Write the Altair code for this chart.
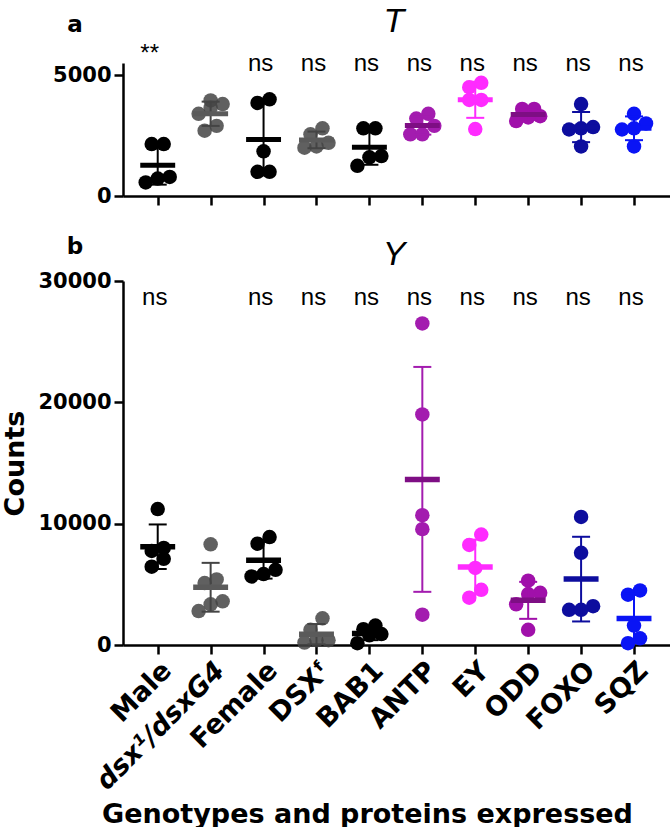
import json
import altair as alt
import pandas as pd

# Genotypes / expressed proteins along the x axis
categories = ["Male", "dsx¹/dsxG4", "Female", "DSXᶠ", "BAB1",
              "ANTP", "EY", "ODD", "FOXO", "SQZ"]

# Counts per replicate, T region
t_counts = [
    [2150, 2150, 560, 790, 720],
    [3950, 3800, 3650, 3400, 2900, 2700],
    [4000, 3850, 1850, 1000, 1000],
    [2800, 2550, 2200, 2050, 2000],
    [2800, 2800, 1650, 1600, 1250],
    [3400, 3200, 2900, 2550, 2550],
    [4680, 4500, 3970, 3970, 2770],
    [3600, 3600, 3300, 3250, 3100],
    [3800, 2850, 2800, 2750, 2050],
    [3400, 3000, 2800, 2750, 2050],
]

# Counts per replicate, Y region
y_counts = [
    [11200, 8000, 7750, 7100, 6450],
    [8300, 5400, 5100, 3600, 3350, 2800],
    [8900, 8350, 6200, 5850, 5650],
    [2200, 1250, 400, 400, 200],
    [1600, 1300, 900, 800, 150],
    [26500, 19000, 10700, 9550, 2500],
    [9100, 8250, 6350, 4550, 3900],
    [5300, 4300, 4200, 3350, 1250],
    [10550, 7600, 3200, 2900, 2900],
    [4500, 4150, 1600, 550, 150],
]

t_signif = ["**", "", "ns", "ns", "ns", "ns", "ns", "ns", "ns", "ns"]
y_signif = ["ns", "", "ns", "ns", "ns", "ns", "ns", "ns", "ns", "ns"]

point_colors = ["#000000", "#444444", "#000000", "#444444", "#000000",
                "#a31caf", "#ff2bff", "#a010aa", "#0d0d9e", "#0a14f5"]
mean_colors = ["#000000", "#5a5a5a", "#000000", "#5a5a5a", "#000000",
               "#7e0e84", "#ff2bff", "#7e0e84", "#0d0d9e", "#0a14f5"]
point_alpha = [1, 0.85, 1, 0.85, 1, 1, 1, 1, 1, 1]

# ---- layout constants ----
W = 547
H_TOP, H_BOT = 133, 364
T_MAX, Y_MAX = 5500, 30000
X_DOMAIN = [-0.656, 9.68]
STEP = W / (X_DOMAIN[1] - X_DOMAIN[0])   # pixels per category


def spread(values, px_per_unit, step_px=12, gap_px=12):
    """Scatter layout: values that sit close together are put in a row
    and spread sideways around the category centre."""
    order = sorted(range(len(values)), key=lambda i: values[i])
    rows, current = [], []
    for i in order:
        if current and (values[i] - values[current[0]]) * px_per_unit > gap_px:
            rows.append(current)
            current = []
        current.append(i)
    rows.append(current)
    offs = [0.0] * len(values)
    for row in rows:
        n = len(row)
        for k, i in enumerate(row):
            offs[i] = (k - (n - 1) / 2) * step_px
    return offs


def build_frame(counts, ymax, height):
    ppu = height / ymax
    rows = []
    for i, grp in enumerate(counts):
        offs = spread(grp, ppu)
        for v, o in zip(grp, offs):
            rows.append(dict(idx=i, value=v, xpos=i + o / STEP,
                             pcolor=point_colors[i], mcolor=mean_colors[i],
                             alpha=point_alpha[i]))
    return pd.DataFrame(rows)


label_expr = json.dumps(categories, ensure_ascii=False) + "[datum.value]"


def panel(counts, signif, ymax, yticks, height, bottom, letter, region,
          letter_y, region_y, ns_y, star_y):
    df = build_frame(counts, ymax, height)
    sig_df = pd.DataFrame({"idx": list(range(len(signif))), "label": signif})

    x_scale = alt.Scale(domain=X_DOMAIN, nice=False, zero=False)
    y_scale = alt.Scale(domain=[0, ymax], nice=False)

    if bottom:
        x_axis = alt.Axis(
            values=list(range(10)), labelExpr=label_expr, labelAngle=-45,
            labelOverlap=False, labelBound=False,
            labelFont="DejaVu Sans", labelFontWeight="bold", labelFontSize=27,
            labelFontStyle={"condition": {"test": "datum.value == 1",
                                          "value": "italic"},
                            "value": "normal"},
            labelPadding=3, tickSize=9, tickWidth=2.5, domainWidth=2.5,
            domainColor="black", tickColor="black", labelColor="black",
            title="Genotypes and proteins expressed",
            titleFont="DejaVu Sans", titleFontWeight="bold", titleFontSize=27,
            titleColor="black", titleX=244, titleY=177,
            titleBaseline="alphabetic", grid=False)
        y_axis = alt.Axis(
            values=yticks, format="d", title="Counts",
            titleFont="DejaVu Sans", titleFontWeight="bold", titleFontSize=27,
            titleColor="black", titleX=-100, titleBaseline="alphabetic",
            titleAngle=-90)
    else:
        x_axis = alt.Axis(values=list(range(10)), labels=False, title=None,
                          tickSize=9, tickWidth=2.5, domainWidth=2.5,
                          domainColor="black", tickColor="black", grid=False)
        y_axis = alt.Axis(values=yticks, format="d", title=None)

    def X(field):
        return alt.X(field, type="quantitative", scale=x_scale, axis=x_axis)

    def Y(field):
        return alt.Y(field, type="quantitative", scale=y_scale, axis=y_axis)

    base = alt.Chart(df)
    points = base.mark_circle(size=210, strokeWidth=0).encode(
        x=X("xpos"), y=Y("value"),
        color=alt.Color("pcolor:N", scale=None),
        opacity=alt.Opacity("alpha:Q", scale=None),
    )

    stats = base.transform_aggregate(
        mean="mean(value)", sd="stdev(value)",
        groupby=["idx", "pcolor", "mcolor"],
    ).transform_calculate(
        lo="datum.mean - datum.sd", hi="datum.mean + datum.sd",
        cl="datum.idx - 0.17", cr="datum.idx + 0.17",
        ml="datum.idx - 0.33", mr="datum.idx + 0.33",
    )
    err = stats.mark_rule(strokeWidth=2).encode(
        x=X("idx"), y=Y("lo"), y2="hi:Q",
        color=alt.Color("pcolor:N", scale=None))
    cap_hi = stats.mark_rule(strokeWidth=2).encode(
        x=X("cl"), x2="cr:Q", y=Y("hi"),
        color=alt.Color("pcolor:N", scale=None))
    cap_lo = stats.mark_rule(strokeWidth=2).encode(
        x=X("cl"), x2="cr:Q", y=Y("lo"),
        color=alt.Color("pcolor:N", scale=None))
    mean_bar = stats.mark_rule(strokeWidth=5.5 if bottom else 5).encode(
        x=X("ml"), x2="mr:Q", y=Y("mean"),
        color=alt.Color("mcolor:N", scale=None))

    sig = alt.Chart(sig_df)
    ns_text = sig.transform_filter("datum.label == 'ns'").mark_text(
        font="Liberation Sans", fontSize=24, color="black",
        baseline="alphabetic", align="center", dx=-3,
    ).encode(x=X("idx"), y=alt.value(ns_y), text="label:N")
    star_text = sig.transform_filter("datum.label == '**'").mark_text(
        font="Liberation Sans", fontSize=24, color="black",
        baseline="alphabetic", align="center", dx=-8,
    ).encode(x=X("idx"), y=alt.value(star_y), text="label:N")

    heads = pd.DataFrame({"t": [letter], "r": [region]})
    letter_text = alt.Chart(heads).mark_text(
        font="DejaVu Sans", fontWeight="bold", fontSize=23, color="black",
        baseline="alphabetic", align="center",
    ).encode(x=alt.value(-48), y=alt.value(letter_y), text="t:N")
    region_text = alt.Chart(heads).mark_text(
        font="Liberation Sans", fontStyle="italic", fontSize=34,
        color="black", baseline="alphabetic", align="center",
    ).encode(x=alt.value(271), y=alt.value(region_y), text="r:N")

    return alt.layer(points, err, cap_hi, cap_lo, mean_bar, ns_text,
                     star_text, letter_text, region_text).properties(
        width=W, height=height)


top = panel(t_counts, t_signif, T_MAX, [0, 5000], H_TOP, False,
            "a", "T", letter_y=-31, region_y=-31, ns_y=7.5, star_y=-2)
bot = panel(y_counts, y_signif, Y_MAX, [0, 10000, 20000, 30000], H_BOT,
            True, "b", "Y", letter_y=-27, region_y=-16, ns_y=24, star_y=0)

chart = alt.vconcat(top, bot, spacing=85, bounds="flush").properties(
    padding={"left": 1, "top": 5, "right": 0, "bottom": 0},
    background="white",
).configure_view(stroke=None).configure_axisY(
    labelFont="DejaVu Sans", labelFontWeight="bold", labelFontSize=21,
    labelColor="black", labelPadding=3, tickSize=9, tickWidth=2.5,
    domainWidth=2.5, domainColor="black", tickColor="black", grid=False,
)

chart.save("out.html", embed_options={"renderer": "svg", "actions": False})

________

● **Exercise directions**: Look at the listing and set down only the lines from its start through the line with "STEP = W / (X_DOMAIN[1]", word for word and without pictures.

● **Correct response**:
Write the Altair code for this chart.
import json
import altair as alt
import pandas as pd

# Genotypes / expressed proteins along the x axis
categories = ["Male", "dsx¹/dsxG4", "Female", "DSXᶠ", "BAB1",
              "ANTP", "EY", "ODD", "FOXO", "SQZ"]

# Counts per replicate, T region
t_counts = [
    [2150, 2150, 560, 790, 720],
    [3950, 3800, 3650, 3400, 2900, 2700],
    [4000, 3850, 1850, 1000, 1000],
    [2800, 2550, 2200, 2050, 2000],
    [2800, 2800, 1650, 1600, 1250],
    [3400, 3200, 2900, 2550, 2550],
    [4680, 4500, 3970, 3970, 2770],
    [3600, 3600, 3300, 3250, 3100],
    [3800, 2850, 2800, 2750, 2050],
    [3400, 3000, 2800, 2750, 2050],
]

# Counts per replicate, Y region
y_counts = [
    [11200, 8000, 7750, 7100, 6450],
    [8300, 5400, 5100, 3600, 3350, 2800],
    [8900, 8350, 6200, 5850, 5650],
    [2200, 1250, 400, 400, 200],
    [1600, 1300, 900, 800, 150],
    [26500, 19000, 10700, 9550, 2500],
    [9100, 8250, 6350, 4550, 3900],
    [5300, 4300, 4200, 3350, 1250],
    [10550, 7600, 3200, 2900, 2900],
    [4500, 4150, 1600, 550, 150],
]

t_signif = ["**", "", "ns", "ns", "ns", "ns", "ns", "ns", "ns", "ns"]
y_signif = ["ns", "", "ns", "ns", "ns", "ns", "ns", "ns", "ns", "ns"]

point_colors = ["#000000", "#444444", "#000000", "#444444", "#000000",
                "#a31caf", "#ff2bff", "#a010aa", "#0d0d9e", "#0a14f5"]
mean_colors = ["#000000", "#5a5a5a", "#000000", "#5a5a5a", "#000000",
               "#7e0e84", "#ff2bff", "#7e0e84", "#0d0d9e", "#0a14f5"]
point_alpha = [1, 0.85, 1, 0.85, 1, 1, 1, 1, 1, 1]

# ---- layout constants ----
W = 547
H_TOP, H_BOT = 133, 364
T_MAX, Y_MAX = 5500, 30000
X_DOMAIN = [-0.656, 9.68]
STEP = W / (X_DOMAIN[1] - X_DOMAIN[0])   # pixels per category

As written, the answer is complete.